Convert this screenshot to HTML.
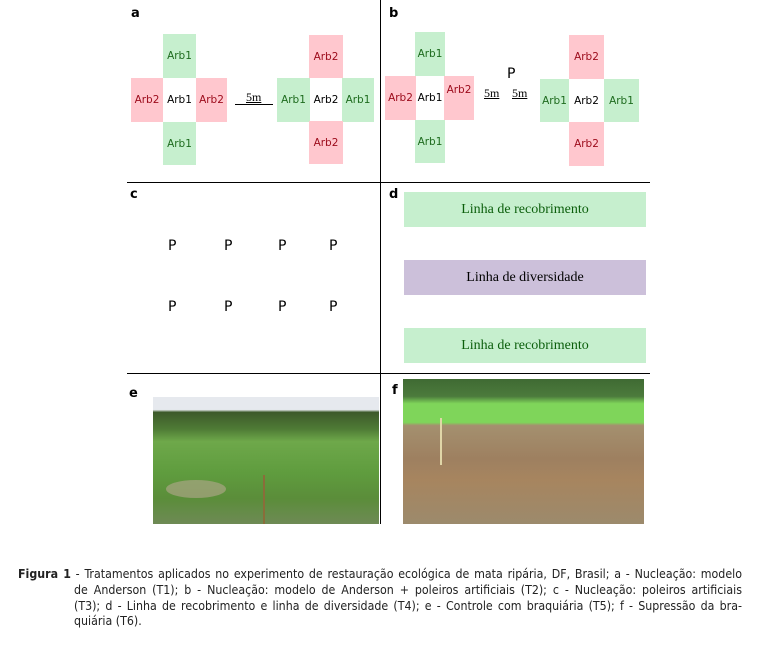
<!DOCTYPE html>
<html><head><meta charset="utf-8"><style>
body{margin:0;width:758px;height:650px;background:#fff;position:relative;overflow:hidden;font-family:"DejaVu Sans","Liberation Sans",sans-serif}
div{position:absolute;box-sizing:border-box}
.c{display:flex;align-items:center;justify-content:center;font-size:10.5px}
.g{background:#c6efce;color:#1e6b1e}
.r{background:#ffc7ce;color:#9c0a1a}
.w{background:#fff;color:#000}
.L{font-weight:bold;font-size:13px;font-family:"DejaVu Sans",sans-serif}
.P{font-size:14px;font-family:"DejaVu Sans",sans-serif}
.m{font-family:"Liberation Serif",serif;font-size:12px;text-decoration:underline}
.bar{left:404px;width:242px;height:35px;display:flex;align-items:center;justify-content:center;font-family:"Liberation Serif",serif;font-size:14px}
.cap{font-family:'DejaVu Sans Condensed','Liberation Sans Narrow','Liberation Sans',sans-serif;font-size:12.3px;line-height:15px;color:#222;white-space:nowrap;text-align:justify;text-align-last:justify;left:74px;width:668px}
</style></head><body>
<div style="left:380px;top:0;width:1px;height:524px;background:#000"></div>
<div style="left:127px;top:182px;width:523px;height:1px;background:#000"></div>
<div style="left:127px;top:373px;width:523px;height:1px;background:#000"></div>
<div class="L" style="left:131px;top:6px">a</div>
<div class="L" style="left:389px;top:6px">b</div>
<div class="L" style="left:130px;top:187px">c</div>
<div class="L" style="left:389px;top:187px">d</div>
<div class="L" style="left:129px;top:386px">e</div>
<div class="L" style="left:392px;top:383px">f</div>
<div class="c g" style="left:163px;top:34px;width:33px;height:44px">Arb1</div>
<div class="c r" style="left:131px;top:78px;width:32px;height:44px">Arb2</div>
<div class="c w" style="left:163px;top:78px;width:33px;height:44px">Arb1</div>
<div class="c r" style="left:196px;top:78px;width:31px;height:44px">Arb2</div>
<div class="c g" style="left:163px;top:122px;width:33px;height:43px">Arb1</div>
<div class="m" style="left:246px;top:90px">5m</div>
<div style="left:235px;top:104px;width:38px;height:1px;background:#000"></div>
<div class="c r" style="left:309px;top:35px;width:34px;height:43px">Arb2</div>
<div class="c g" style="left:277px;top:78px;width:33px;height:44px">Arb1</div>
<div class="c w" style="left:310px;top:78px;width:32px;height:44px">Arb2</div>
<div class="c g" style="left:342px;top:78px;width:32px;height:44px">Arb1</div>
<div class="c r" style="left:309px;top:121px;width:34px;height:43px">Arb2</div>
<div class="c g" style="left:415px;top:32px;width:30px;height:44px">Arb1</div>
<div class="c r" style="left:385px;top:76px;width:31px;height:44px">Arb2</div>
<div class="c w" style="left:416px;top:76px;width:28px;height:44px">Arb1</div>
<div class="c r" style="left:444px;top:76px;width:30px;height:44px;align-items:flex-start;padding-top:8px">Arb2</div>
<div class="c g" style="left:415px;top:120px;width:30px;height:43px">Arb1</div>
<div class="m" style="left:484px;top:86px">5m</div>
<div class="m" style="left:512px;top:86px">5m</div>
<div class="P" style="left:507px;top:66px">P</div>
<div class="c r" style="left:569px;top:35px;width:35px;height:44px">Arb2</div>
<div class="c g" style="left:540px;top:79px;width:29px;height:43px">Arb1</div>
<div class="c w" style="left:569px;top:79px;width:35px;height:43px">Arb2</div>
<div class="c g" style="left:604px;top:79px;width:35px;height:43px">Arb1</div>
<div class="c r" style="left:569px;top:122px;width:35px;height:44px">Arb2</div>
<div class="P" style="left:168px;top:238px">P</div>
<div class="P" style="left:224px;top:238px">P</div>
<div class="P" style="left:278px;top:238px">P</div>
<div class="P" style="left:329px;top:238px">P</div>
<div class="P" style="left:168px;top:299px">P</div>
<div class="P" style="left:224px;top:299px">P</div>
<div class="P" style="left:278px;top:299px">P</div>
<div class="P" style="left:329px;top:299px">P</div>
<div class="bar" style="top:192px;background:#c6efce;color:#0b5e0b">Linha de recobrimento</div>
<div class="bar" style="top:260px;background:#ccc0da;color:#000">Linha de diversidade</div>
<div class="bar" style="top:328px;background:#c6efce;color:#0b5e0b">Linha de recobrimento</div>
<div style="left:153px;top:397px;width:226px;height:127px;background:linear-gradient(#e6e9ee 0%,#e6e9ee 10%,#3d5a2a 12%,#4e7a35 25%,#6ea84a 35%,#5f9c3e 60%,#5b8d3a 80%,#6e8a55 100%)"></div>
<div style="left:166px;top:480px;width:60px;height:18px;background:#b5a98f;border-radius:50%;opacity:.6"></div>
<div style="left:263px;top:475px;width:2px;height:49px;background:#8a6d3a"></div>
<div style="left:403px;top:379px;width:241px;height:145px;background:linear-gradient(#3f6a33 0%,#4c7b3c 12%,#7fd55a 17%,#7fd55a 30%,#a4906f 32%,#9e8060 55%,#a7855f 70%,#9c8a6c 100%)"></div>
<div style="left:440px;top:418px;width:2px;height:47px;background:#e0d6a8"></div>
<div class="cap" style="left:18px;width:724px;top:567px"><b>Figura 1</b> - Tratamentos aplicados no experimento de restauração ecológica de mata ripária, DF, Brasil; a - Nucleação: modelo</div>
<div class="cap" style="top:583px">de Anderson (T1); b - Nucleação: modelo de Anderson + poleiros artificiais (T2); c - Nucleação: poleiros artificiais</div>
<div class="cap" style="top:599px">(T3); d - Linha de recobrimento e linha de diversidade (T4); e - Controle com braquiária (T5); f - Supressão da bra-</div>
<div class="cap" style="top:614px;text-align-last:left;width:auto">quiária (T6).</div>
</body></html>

---------------

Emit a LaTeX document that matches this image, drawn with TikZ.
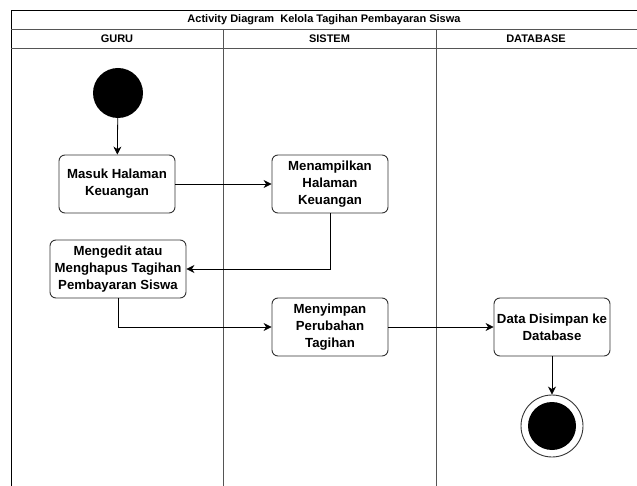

---------------

Problem requirements:
Look through the listing above. Pick out each line with "this" and copy it.

Completed exercise:
Convert this screenshot to HTML.
Emit a LaTeX document that matches this image, drawn with TikZ.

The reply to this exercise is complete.